— begin Information provided —

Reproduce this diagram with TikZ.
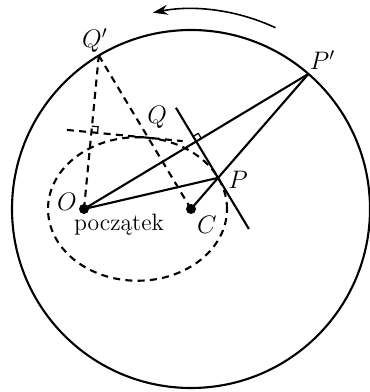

— end Information provided —
— begin Information provided —

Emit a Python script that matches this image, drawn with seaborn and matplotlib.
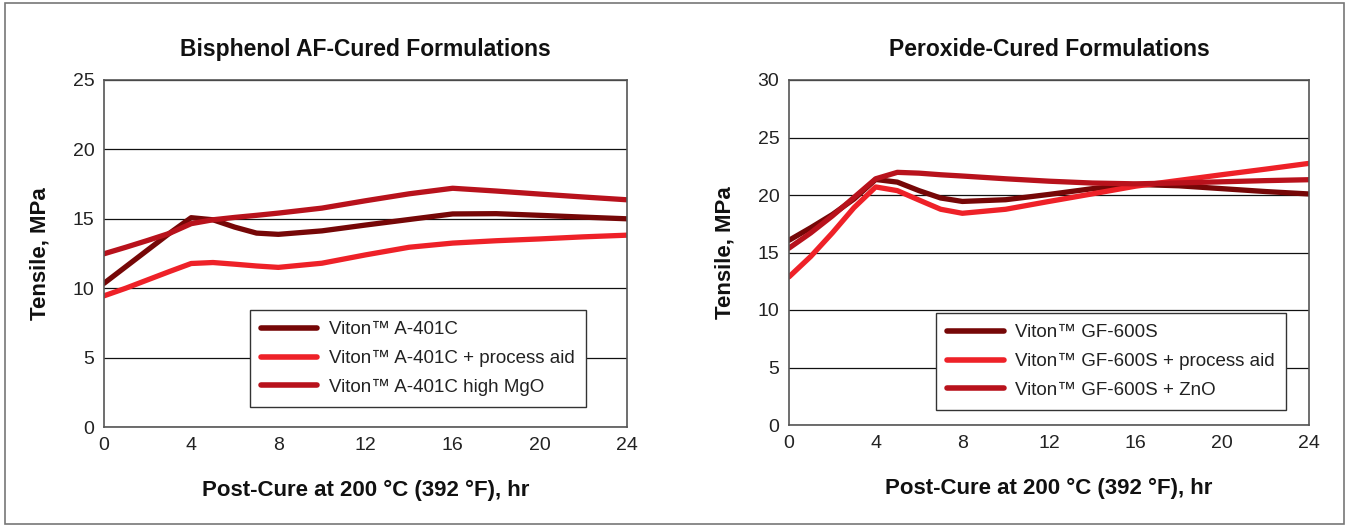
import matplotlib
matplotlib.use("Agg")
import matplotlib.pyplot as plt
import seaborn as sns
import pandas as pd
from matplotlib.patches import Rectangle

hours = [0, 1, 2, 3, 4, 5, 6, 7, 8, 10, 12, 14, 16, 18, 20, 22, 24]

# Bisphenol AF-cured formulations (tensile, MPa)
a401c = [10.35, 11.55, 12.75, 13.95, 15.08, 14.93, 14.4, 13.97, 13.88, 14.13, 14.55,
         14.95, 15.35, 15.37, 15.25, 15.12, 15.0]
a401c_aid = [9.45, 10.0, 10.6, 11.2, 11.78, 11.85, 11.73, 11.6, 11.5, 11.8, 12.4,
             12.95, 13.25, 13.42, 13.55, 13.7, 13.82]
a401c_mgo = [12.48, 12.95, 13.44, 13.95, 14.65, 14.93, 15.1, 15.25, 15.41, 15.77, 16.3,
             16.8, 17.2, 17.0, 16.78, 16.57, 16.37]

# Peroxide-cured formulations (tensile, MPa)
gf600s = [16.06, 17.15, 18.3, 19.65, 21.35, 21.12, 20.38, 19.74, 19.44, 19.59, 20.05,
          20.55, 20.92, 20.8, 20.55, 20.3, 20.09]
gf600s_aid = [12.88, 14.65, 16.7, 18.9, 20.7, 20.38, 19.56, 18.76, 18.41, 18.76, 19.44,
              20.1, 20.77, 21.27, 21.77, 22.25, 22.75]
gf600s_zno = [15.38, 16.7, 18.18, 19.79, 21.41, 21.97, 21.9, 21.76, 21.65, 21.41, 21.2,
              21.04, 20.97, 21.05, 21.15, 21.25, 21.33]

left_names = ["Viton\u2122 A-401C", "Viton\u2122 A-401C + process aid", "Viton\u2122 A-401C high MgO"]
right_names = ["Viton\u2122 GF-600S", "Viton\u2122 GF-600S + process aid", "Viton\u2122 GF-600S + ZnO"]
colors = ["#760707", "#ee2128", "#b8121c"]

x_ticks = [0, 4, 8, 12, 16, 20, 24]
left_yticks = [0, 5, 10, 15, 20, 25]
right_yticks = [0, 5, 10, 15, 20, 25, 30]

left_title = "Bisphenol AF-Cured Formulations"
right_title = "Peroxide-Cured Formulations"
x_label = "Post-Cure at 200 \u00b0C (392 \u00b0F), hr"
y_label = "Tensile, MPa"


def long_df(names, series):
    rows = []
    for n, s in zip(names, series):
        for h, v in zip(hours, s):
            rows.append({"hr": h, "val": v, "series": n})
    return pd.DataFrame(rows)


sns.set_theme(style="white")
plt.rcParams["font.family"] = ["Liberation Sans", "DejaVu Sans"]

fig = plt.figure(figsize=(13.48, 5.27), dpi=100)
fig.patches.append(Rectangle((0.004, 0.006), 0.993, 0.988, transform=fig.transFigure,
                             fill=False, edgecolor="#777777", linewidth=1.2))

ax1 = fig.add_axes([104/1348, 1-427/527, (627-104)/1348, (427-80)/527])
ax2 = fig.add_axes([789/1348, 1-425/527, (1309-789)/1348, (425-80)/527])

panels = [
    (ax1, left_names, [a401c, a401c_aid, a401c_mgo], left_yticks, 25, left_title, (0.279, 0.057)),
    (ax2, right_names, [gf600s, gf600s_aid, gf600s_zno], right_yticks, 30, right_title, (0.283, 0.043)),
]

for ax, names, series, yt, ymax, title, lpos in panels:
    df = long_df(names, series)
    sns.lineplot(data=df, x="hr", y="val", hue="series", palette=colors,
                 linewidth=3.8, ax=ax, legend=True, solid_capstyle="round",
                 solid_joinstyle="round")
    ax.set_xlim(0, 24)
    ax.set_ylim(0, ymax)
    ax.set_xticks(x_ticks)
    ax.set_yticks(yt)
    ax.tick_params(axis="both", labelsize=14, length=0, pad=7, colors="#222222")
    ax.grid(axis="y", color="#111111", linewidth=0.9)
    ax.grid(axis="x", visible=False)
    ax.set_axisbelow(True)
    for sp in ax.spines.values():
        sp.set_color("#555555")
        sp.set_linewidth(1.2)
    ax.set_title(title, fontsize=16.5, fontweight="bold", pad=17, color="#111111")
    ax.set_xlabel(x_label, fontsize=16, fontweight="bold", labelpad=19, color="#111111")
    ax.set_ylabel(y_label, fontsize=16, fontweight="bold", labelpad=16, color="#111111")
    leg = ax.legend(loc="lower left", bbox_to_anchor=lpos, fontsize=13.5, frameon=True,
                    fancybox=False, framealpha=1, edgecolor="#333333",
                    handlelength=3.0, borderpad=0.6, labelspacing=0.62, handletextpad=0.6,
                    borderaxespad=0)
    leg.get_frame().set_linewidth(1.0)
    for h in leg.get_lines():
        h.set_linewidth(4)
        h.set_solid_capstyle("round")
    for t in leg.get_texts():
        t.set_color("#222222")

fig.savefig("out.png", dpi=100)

— end Information provided —
— begin Information provided —

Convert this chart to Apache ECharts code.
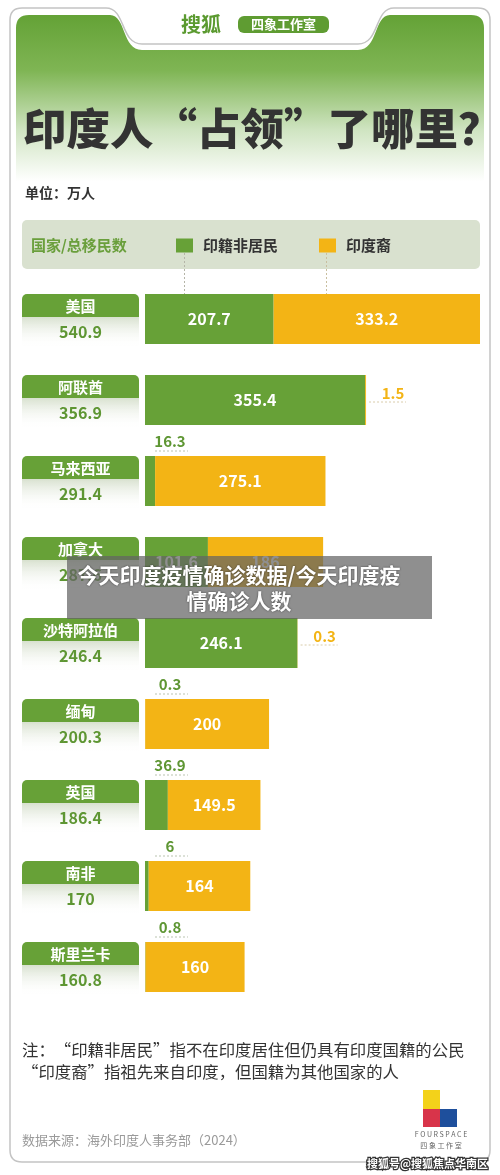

— end Information provided —

● Aim
Search the entries for the word "seaborn" and gather every line where it appears.

● Answer below
Emit a Python script that matches this image, drawn with seaborn and matplotlib.
import seaborn as sns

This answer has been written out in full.